Pat DeVita's life changed forever when she picked up a book written by the late running guru Jim Fixx. She started working out on a neighborhood track, graduated to longer distances on the streets and ended up training hours at a time in the mountains to prepare herself for anything from 5-kilometer races to 50 and 100-mile pain-athons. Impressive? To say the least: DeVita is 63.

The Granada Hills resident is just one of the “UltraLadies”, a group of not-so-young but very serious women --- and a handful of men --- who took up running relatively late in life and have taken it to extreme lengths. The bulk of the group will be running in the Los Angeles Marathon on Sunday, a short 26.2-mile jaunt.

“Some people look at me like I'm crazy”, said DeVita, who started running seriously 18 years ago. “My grandson is in the Navy. He tells the guys there that his grandma runs 50 miles (at a time). They think he's lying. Others just say it's great, that there are younger people who can't do what you do”. At one time, many of the runners could never have imagined they would be running as many as 100 miles.

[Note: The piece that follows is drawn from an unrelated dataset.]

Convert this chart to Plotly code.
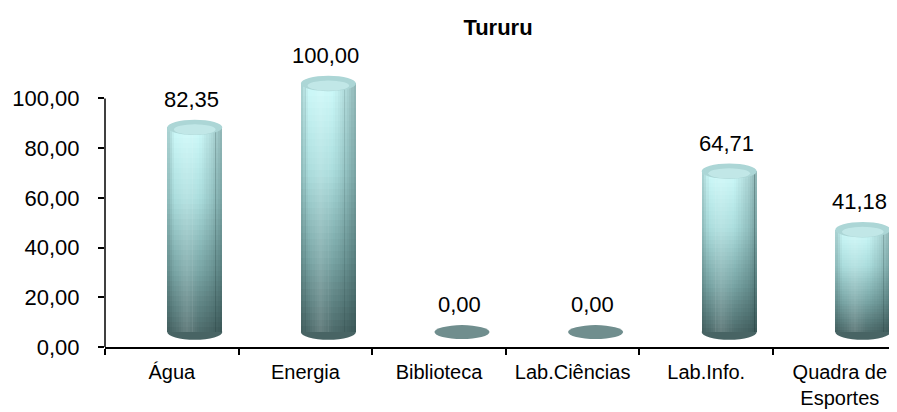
import plotly.graph_objects as go

# ---- data ----
categories = ["Água", "Energia", "Biblioteca", "Lab.Ciências", "Lab.Info.", "Quadra de<br>Esportes"]
values = [82.35, 100.00, 0.00, 0.00, 64.71, 41.18]
y_ticks = [0, 20, 40, 60, 80, 100]
title_text = "Tururu"

# ---- style constants ----
FONT = "Liberation Sans, Arial, sans-serif"
FS = 22
FS_X = 20
FLOOR = 6.0            # perspective lift of the cylinders (axis units)
BAR_W = 0.412          # cylinder width (category units)
BAR_OFF = -0.034       # cylinder left edge relative to category centre
CAP_H = 3.1            # half height of the elliptical caps (axis units)
N_SEG = 40
N_STRIP = 24

stops = [(0.0, (78, 108, 108)), (0.3, (122, 166, 166)), (0.65, (172, 222, 222)), (1.0, (206, 250, 250))]


def grad(t):
    for (t0, c0), (t1, c1) in zip(stops[:-1], stops[1:]):
        if t <= t1:
            f = (t - t0) / (t1 - t0)
            return "rgb(%d,%d,%d)" % tuple(round(a + (b - a) * f) for a, b in zip(c0, c1))
    return "rgb(%d,%d,%d)" % stops[-1][1]


# horizontal shading profile: (position across width, signed strength)
shade = [(0.0, -0.22), (0.12, -0.02), (0.35, 0.14), (0.55, 0.02), (0.8, -0.14), (1.0, -0.34)]


def shade_at(u):
    for (u0, s0), (u1, s1) in zip(shade[:-1], shade[1:]):
        if u <= u1:
            return s0 + (s1 - s0) * (u - u0) / (u1 - u0)
    return shade[-1][1]


fig = go.Figure()

# vertical gradient: each cylinder split into stacked slices of its own value
for k in range(N_SEG):
    fig.add_trace(go.Bar(
        x=categories,
        y=[v / N_SEG * 1.08 for v in values],
        base=[FLOOR + v * k / N_SEG for v in values],
        width=BAR_W, offset=BAR_OFF,
        marker=dict(color=grad((k + 0.5) / N_SEG), line=dict(width=0)),
        hoverinfo="skip", showlegend=False,
    ))

# horizontal shading overlays
for j in range(N_STRIP):
    u = (j + 0.5) / N_STRIP
    s = shade_at(u)
    col = "rgba(255,255,255,%.3f)" % s if s > 0 else "rgba(20,45,45,%.3f)" % (-s)
    fig.add_trace(go.Bar(
        x=categories,
        y=values,
        base=[FLOOR for v in values],
        width=BAR_W / N_STRIP * 1.05, offset=BAR_OFF + BAR_W * j / N_STRIP,
        marker=dict(color=col, line=dict(width=0)),
        hoverinfo="skip", showlegend=False,
    ))

shapes = []
annotations = []
for i, v in enumerate(values):
    x0 = i + BAR_OFF
    x1 = i + BAR_OFF + BAR_W
    if v > 0:
        shapes.append(dict(type="circle", xref="x", yref="y", x0=x0, x1=x1,
                           y0=FLOOR - CAP_H, y1=FLOOR + CAP_H, layer="below",
                           fillcolor="rgb(72,100,100)", line=dict(width=0)))
        shapes.append(dict(type="circle", xref="x", yref="y", x0=x0, x1=x1,
                           y0=FLOOR + v - CAP_H, y1=FLOOR + v + CAP_H,
                           fillcolor="rgb(172,214,214)", line=dict(width=0)))
        shapes.append(dict(type="circle", xref="x", yref="y", x0=x0 + 0.05, x1=x1 - 0.05,
                           y0=FLOOR + v - CAP_H * 0.95, y1=FLOOR + v + CAP_H * 0.4,
                           fillcolor="rgba(220,252,252,0.45)", line=dict(width=0)))
    else:
        shapes.append(dict(type="circle", xref="x", yref="y", x0=x0, x1=x1,
                           y0=FLOOR + v - 2.8, y1=FLOOR + v + 2.8,
                           fillcolor="rgb(112,142,142)", line=dict(width=0)))
    annotations.append(dict(x=i, y=v, xref="x", yref="y", text=f"{v:.2f}".replace(".", ","),
                            showarrow=False, xshift=20, yshift=43,
                            font=dict(family=FONT, size=FS, color="black")))

# visible y axis line only from 0 to 100
shapes.append(dict(type="line", xref="paper", yref="y", x0=0, x1=0, y0=0, y1=y_ticks[-1],
                   line=dict(color="black", width=1.5)))

fig.update_layout(
    width=889, height=404,
    margin=dict(l=97, r=0, t=32, b=65),
    paper_bgcolor="white", plot_bgcolor="white",
    barmode="overlay", bargap=0,
    separators=",.",
    font=dict(family=FONT, size=FS, color="black"),
    title=dict(text="<b>" + title_text + "</b>", x=(498 - 8) / 889, xref="container", xanchor="center",
               y=1 - (27 - 8) / 404, yref="container", yanchor="middle",
               font=dict(family=FONT, size=FS, color="black")),
    shapes=shapes, annotations=annotations,
    showlegend=False,
)
fig.update_xaxes(type="category", range=[-0.5, 5.428], showline=True, linecolor="black", linewidth=1.5,
                 ticks="outside", tickson="boundaries", ticklen=6, tickcolor="black", tickwidth=1.5,
                 showgrid=False, zeroline=False, ticklabelstandoff=6, tickangle=0, automargin=False,
                 tickfont=dict(family=FONT, size=FS_X, color="black"))
fig.update_yaxes(range=[0, 307 / 2.486], tickvals=y_ticks, tickformat=".2f", showline=False,
                 ticks="outside", ticklen=6, tickcolor="black", tickwidth=1.5,
                 showgrid=False, zeroline=False, ticklabelstandoff=14, automargin=False,
                 tickfont=dict(family=FONT, size=FS, color="black"))

fig.write_html("out.html")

Nancy Shura, a 47-year-old Agoura resident, remembers trying to run after her brother and sister to photograph them as they ran in a race. She was humiliated that she couldn't keep up. At 39 and in lousy shape, she made a decision to take action. She started by walking, walking evolved into hiking, hiking evolved into running, and running evolved into a passion. She now runs 60-70 miles a week and couldn't imagine life without it. “It's kind of like looking through a foggy window”, Shura said, referring to the possibilities she saw for herself when she started running. “You can't always imagine what's on the other side”. “...At one point, a friend and I were entertaining the idea of running a 10K and I could only laugh. I told my friend, “I could never run six miles”. I said, “I couldn't make it if you held a gun to my kid's head at the finish line”. “She still throws that in my face.” She says, “That's the woman who said she couldn't run six miles!”.

Of course, the benefits of running are many, no more so when one is younger than when one is older. From fitness to an empowering sense of purpose, the camaraderie of training --- and socializing --- with the team, to plain old fun, members of this group swear by their unusual but immensely healthful lifestyle. Older runners have unique problems. For example, DeVita can't run every day because it takes longer than it once did for her to recover from workouts. Several of the runners have knee problems. To avoid them, they favor running in the hills, where they're able to enjoy the scenic beauty, and dirt roads take less of a toll than concrete streets on their bodies. They insist a 50-mile race on dirt is less demanding than a 26.2-mile marathon on streets. And the older runners cautioned peers interesting in hitting the road to take it very slowly. The ones who take on too much too soon, they say, are the ones who don't stick with it.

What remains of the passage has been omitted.